Now some experts say managers should anticipate only 9 million acre-feet annually system wide, according to proceedings at a September water seminar covered by Colorado Public Radio. That’s about three-quarters of what was used by all states, tribes and Mexico in 2021, CPR reported, and far short of the original 15 million acre-feet estimated in 1922.
If Wyoming faces curtailment or some other regulation in the Colorado River Basin, Gebhart said his office would need more staffers to monitor headgates and diversions. Today, a crew of six oversees more than 2,500 headgates in the basin, he said, and that might need to be increased to 36 or so.
Scrutiny by the state engineer is necessary because the 1922 compact prohibits Upper Division states from diminishing Colorado River flows at Lee Ferry, a gauge just below Lake Powell’s Glen Canyon Dam, below 7.5 million acre-feet annually on a running 10-year average. Wyoming is promised 14% of what’s left over to the Upper Division states.

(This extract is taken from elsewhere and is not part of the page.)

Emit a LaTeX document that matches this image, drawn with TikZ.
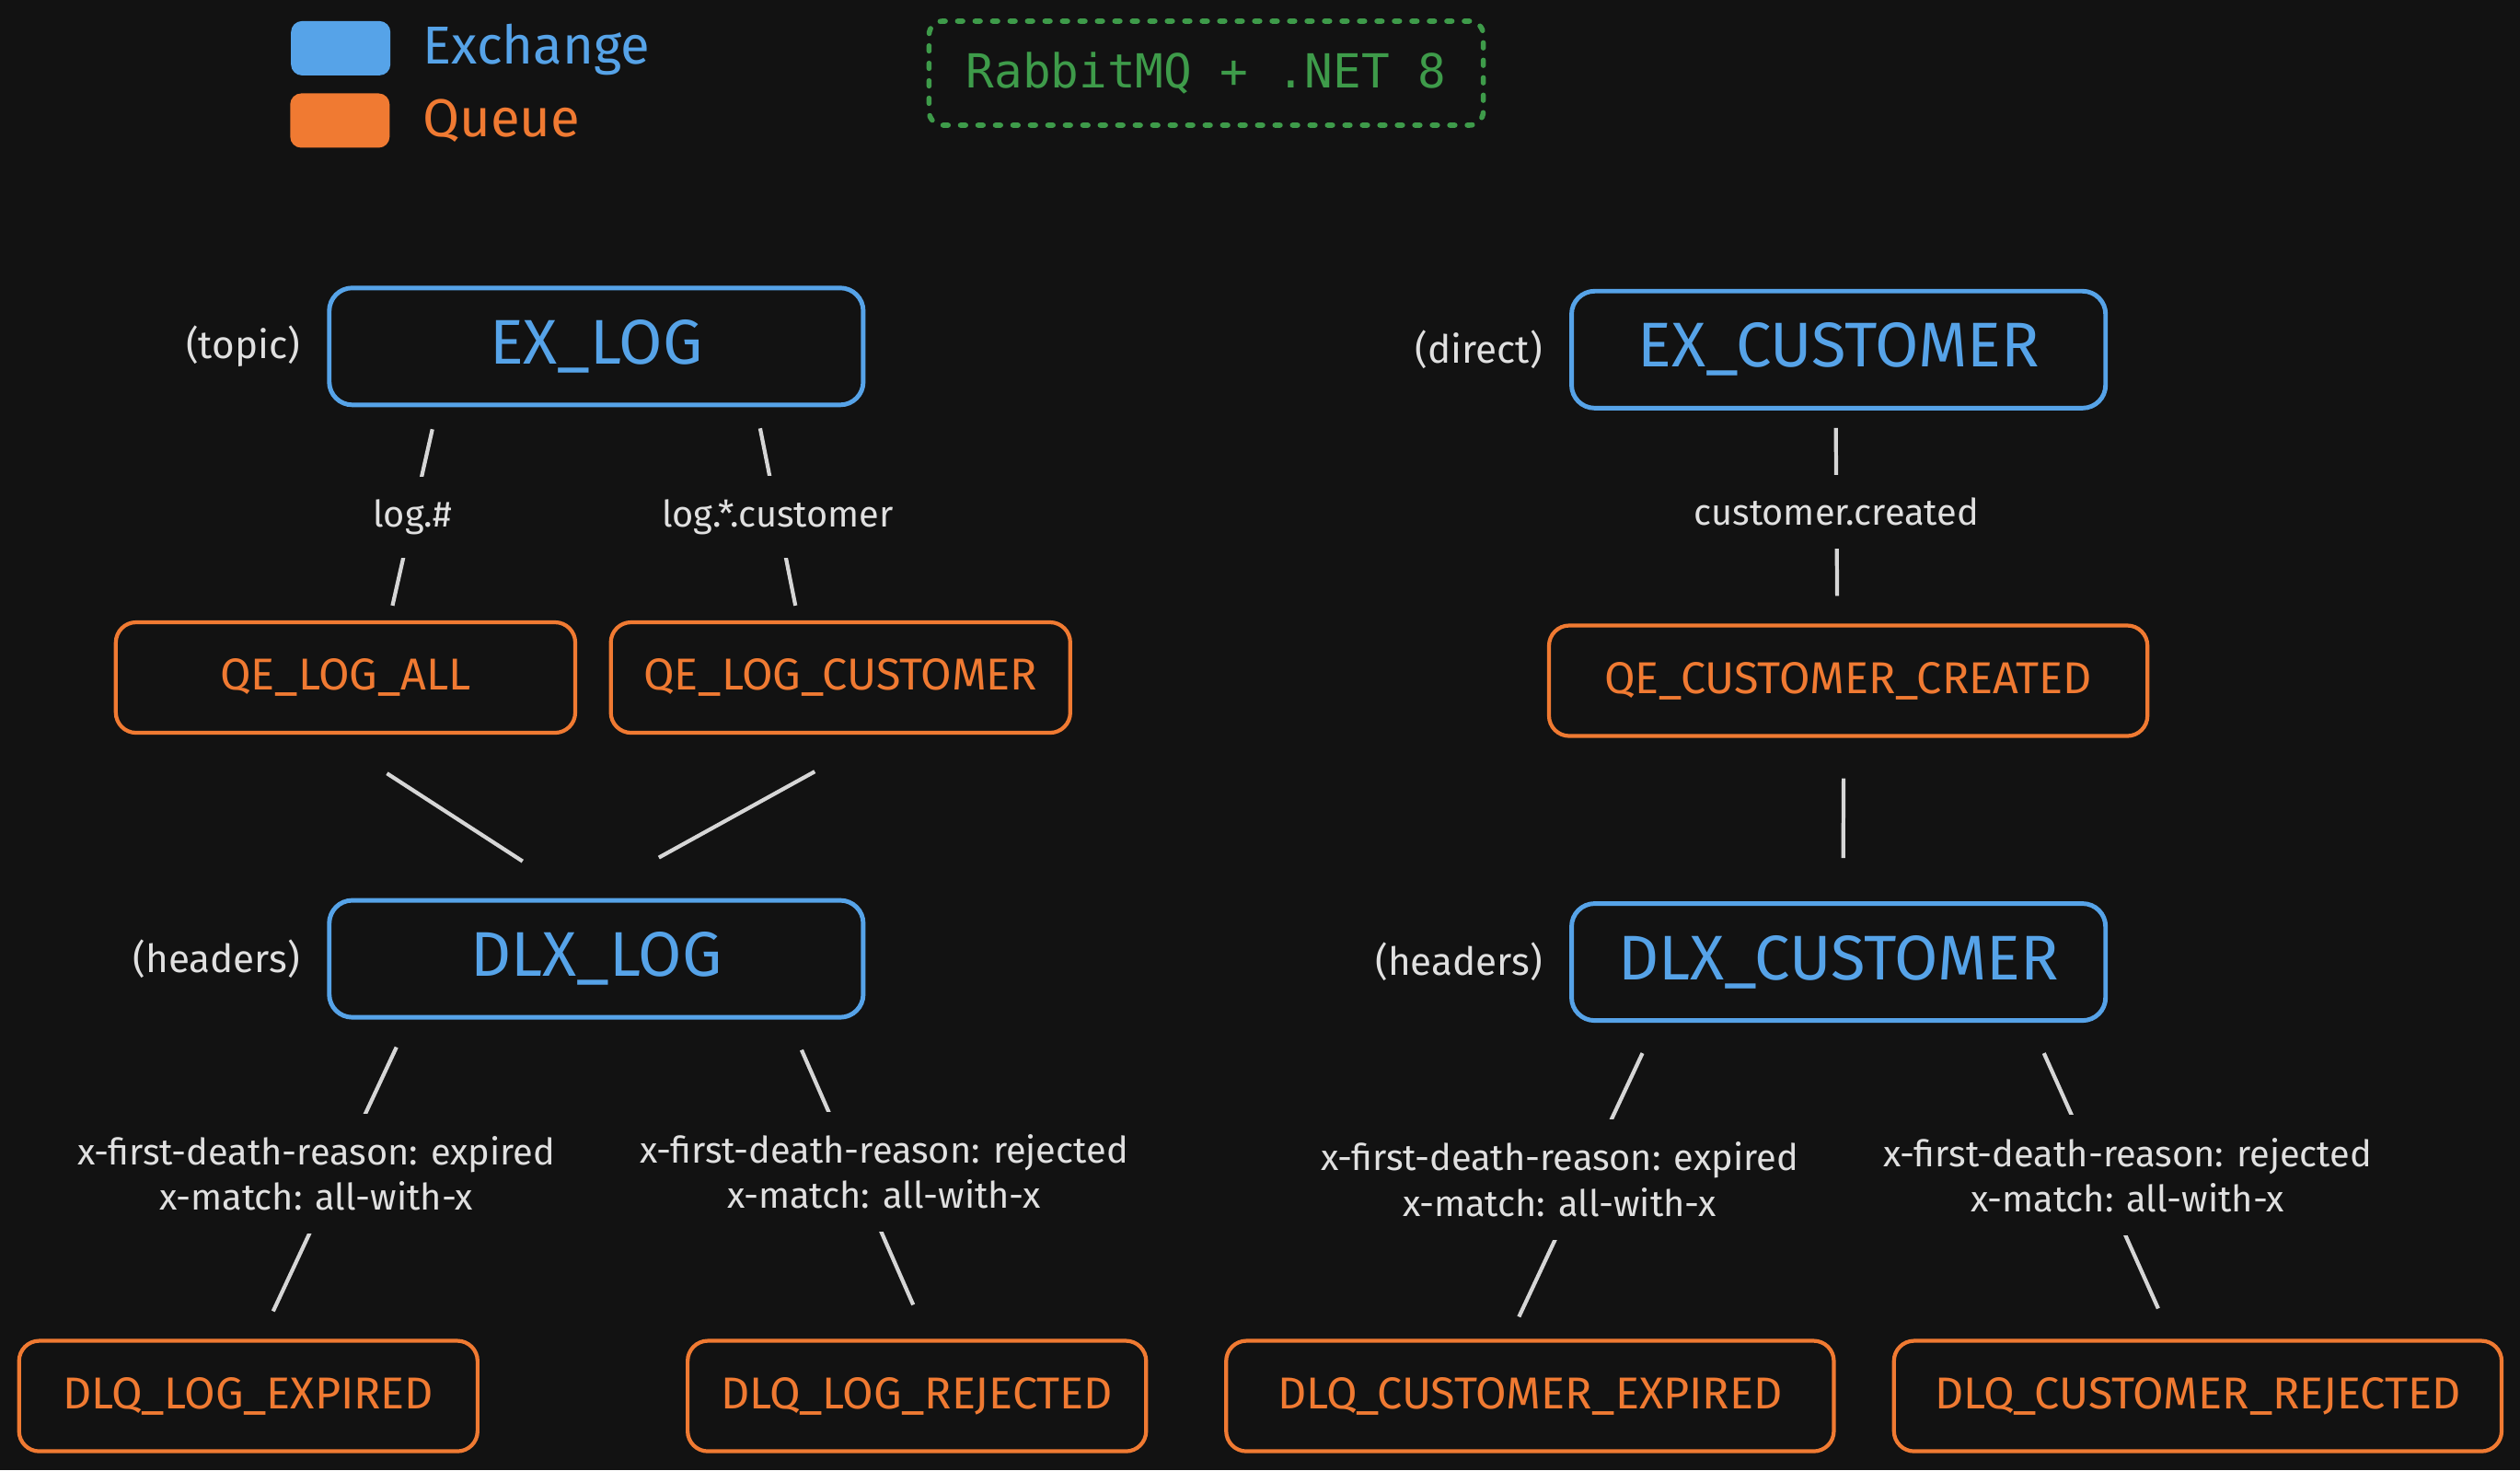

From 2016-2020, the latest data available, a provisional U.S. Bureau of Reclamation report lists Wyoming’s average annual use at 421,000 acre-feet. Ranchers irrigated 305,800 acres in the Green and Little Snake River Basins in 2020, the report states. The population of those basins was 83,800, the BOR said.
At full supply — 7.5 million acre-feet available to the Upper Division states annually — Wyoming’s yearly portion amounts to a little over 1 million acre-feet, experts say. Should the Upper Division supply dwindle to 4 million acre-feet, under the Law of the River and 1944 Mexico treaty obligation, Wyoming would have rights to use only 553,000 acre-feet, according to a presentation by Gebhart’s office in Pinedale in September. In addition to Wyoming’s conveyance-loss study, Upper Division states want to use an up-to-date model to determine river flows and uses.